MOSCOW, October 24 (RAPSI) - The Tverskoy District Court in Moscow refused to hear a lawsuit filed by US citizen Arkadi Gontmakher, who was acquitted earlier in a Kamchatka crab smuggling case. The suit was filed against the Russian Finance Ministry for compensation of over 200 million rubles ($4.7 mln) in damages, the court told RAPSI on Friday.
Gontmakher’s representative said his client’s company incurred losses due to his inability to manage the operation while under arrest. A representative of the Finance Ministry responded that the businessman’s claim was groundless because no evidence of the relationship between the company’s losses and the prosecution of Gontmakher was presented. The court will issue a statement regarding its decision to not hear the case.
The investigation found that the international organized crime group that operated in the Far East in 2006 and 2007 and was involved in crab smuggling caused Russia damages of approximately 11.5 billion rubles ($274 mln). The prosecution claimed that in 2007, the criminal group poached over 9 million kg of crab worth about $58 million.

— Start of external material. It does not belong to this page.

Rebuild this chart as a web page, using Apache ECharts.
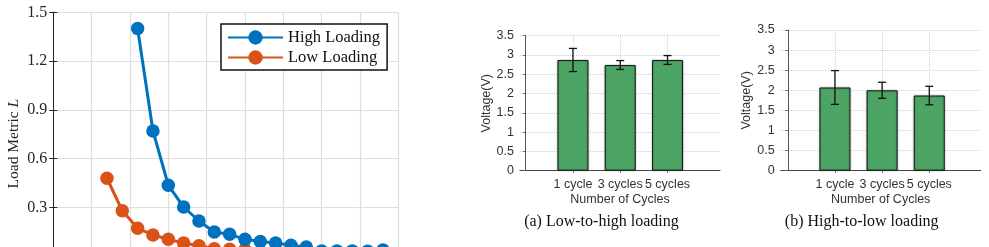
<!DOCTYPE html>
<html>
<head>
<meta charset="utf-8">
<script src="https://cdn.jsdelivr.net/npm/echarts@6/dist/echarts.min.js"></script>
<style>
html,body{margin:0;padding:0;overflow:hidden;background:#fff;}
#c{width:989px;height:300px;}
</style>
</head>
<body>
<div id="c"></div>
<script>
// ---- Data ----
const highX = [11,13,15,17,19,21,23,25,27,29,31,33,35,37,39,41,43];
const highLoading = [1.40,0.77,0.436,0.302,0.216,0.148,0.134,0.103,0.09,0.08,0.067,0.056,0.032,0.031,0.031,0.030,0.038];
const lowX = [7,9,11,13,15,17,19,21,23,25,27,29,31,33,35,37,39,41,43];
const lowLoading = [0.479,0.279,0.171,0.130,0.104,0.080,0.064,0.045,0.042,0.040,0.020,0.018,0.016,0.015,0.014,0.013,0.012,0.012,0.012];
const leftYTicks = [0, 0.3, 0.6, 0.9, 1.2, 1.5];

const categories = ['1 cycle', '3 cycles', '5 cycles'];
const catPos = [1, 2, 3];
const lowToHighMean = [2.87, 2.74, 2.87];
const lowToHighErr = [0.30, 0.115, 0.115];
const highToLowMean = [2.07, 2.00, 1.87];
const highToLowErr = [0.42, 0.20, 0.23];

const captionA = '(a) Low-to-high loading';
const captionB = '(b) High-to-low loading';

// ---- Styles ----
const SERIF = "'Liberation Serif','Times New Roman',serif";
const SANS = "'Liberation Sans',Arial,Helvetica,sans-serif";
const BLUE = '#0072BD', ORANGE = '#D95319', GREEN = '#4ca564';
const AXC = '#262626';
const BFS = 12.5;

const chart = echarts.init(document.getElementById('c'), null, {renderer: 'canvas'});

function pairs(xs, ys) { return xs.map((x, i) => [x, ys[i]]); }
function errData(means, errs) { return catPos.map((p, i) => [p, means[i] - errs[i], means[i] + errs[i]]); }

function errRender(params, api) {
  const x = api.value(0), lo = api.value(1), hi = api.value(2);
  const a = api.coord([x, hi]), b = api.coord([x, lo]);
  const w = 4;
  const st = {stroke: '#111', lineWidth: 1.3};
  return {type: 'group', children: [
    {type: 'line', shape: {x1: a[0], y1: a[1], x2: b[0], y2: b[1]}, style: st},
    {type: 'line', shape: {x1: a[0]-w, y1: a[1], x2: a[0]+w, y2: a[1]}, style: st},
    {type: 'line', shape: {x1: b[0]-w, y1: b[1], x2: b[0]+w, y2: b[1]}, style: st}
  ]};
}

function barX(gi, min, max) {
  return {
    gridIndex: gi, type: 'value', min: min, max: max,
    name: 'Number of Cycles', nameLocation: 'middle', nameGap: 22,
    nameTextStyle: {fontFamily: SANS, fontSize: BFS, color: '#333'},
    axisLine: {show: true, lineStyle: {color: '#444', width: 1}},
    axisTick: {show: true, length: 2, customValues: catPos, lineStyle: {color: '#666'}},
    axisLabel: {customValues: catPos, margin: 7, fontFamily: SANS, fontSize: BFS, color: '#333',
      formatter: v => categories[Math.round(v) - 1] || ''},
    splitLine: {show: true, lineStyle: {color: '#cfcfcf', type: 'dotted', width: 1}}
  };
}
function barY(gi) {
  return {
    gridIndex: gi, type: 'value', min: 0, max: 3.5, interval: 0.5,
    name: 'Voltage(V)', nameLocation: 'middle', nameGap: 26,
    nameTextStyle: {fontFamily: SANS, fontSize: BFS, color: '#333'},
    axisLine: {show: true, lineStyle: {color: '#555', width: 1}},
    axisTick: {show: true, length: 2.5, lineStyle: {color: '#666'}},
    axisLabel: {margin: 6, fontFamily: SANS, fontSize: BFS, color: '#333'},
    splitLine: {show: true, lineStyle: {color: '#cfcfcf', type: 'dotted', width: 1}}
  };
}

const option = {
  animation: false,
  backgroundColor: '#fff',
  grid: [
    {left: 53.3, top: 12.3, width: 345, height: 243.8},
    {left: 520, top: 35.7, width: 200, height: 135},
    {left: 780.7, top: 30, width: 200, height: 140.7}
  ],
  xAxis: [
    {gridIndex: 0, type: 'value', min: 0, max: 45, interval: 5, position: 'bottom',
      axisLine: {show: true, lineStyle: {color: AXC, width: 1}},
      axisTick: {show: true, inside: true, length: 4, lineStyle: {color: AXC}},
      axisLabel: {show: false},
      splitLine: {show: true, lineStyle: {color: '#dedede', width: 1.2}}},
    {gridIndex: 0, type: 'value', min: 0, max: 45, interval: 5, position: 'top',
      axisLine: {show: true, lineStyle: {color: AXC, width: 1}},
      axisTick: {show: true, inside: true, length: 4, lineStyle: {color: AXC}},
      axisLabel: {show: false}, splitLine: {show: false}},
    barX(1, -0.12, 4.11),
    barX(2, -0.15, 4.09)
  ],
  yAxis: [
    {gridIndex: 0, type: 'value', min: 0, max: 1.5, interval: 0.3, position: 'left',
      name: 'Load Metric {i|L}', nameLocation: 'middle', nameGap: 31,
      nameTextStyle: {fontFamily: SERIF, fontSize: 15.5, color: AXC, padding: [0, 19, 0, 0],
        rich: {i: {fontFamily: SERIF, fontSize: 15.5, fontStyle: 'italic', color: AXC}}},
      axisLine: {show: true, lineStyle: {color: AXC, width: 1}},
      axisTick: {show: true, inside: true, length: 4, lineStyle: {color: AXC}},
      axisLabel: {margin: 6, fontFamily: SERIF, fontSize: 16, color: AXC,
        formatter: v => (leftYTicks.indexOf(+v.toFixed(1)) >= 0 ? v.toFixed(1) : '')},
      splitLine: {show: true, lineStyle: {color: '#dedede', width: 1.2}}},
    {gridIndex: 0, type: 'value', min: 0, max: 1.5, interval: 0.3, position: 'right',
      axisLine: {show: true, lineStyle: {color: AXC, width: 1}},
      axisTick: {show: true, inside: true, length: 4, lineStyle: {color: AXC}},
      axisLabel: {show: false}, splitLine: {show: false}},
    barY(1),
    barY(2)
  ],
  legend: {
    data: ['High Loading', 'Low Loading'],
    orient: 'vertical', left: 221, top: 24,
    backgroundColor: '#fff', borderColor: '#111', borderWidth: 1.5,
    padding: [5, 7, 4, 6], itemGap: 3, itemWidth: 55, itemHeight: 18,
    textStyle: {fontFamily: SERIF, fontSize: 16.5, color: '#111'}
  },
  series: [
    {name: 'High Loading', type: 'line', xAxisIndex: 0, yAxisIndex: 0,
      data: pairs(highX, highLoading), symbol: 'circle', symbolSize: 13.5,
      lineStyle: {color: BLUE, width: 3}, itemStyle: {color: BLUE}, z: 3},
    {name: 'Low Loading', type: 'line', xAxisIndex: 0, yAxisIndex: 0,
      data: pairs(lowX, lowLoading), symbol: 'circle', symbolSize: 13.5,
      lineStyle: {color: ORANGE, width: 3}, itemStyle: {color: ORANGE}, z: 2},
    {name: 'lowToHigh', type: 'bar', xAxisIndex: 2, yAxisIndex: 2,
      data: pairs(catPos, lowToHighMean), barWidth: 31,
      itemStyle: {color: GREEN, borderColor: '#1a1a1a', borderWidth: 1,
        shadowColor: 'rgba(0,0,0,0.35)', shadowBlur: 2}},
    {name: 'lowToHighErr', type: 'custom', xAxisIndex: 2, yAxisIndex: 2,
      data: errData(lowToHighMean, lowToHighErr), renderItem: errRender,
      encode: {x: 0, y: [1, 2]}, z: 5},
    {name: 'highToLow', type: 'bar', xAxisIndex: 3, yAxisIndex: 3,
      data: pairs(catPos, highToLowMean), barWidth: 31,
      itemStyle: {color: GREEN, borderColor: '#1a1a1a', borderWidth: 1,
        shadowColor: 'rgba(0,0,0,0.35)', shadowBlur: 2}},
    {name: 'highToLowErr', type: 'custom', xAxisIndex: 3, yAxisIndex: 3,
      data: errData(highToLowMean, highToLowErr), renderItem: errRender,
      encode: {x: 0, y: [1, 2]}, z: 5}
  ],
  graphic: [
    {type: 'text', x: 601.5, y: 221.7, style: {text: captionA, textAlign: 'center', textVerticalAlign: 'middle',
      fontFamily: SERIF, fontSize: 16, fill: '#111'}},
    {type: 'text', x: 861.7, y: 221.7, style: {text: captionB, textAlign: 'center', textVerticalAlign: 'middle',
      fontFamily: SERIF, fontSize: 16, fill: '#111'}}
  ]
};
chart.setOption(option);
</script>
</body>
</html>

The group, according to the prosecution, vastly exceeded the legal quotas on king crab harvesting from Russia’s continental shelf and the exclusive economic zone in the Far East’s waters. The crab products were delivered to Busan, South Korea, where they were provided with documents and imported to the US as “legal.” The funds recovered from the sale were allegedly spent on further crime ring activity.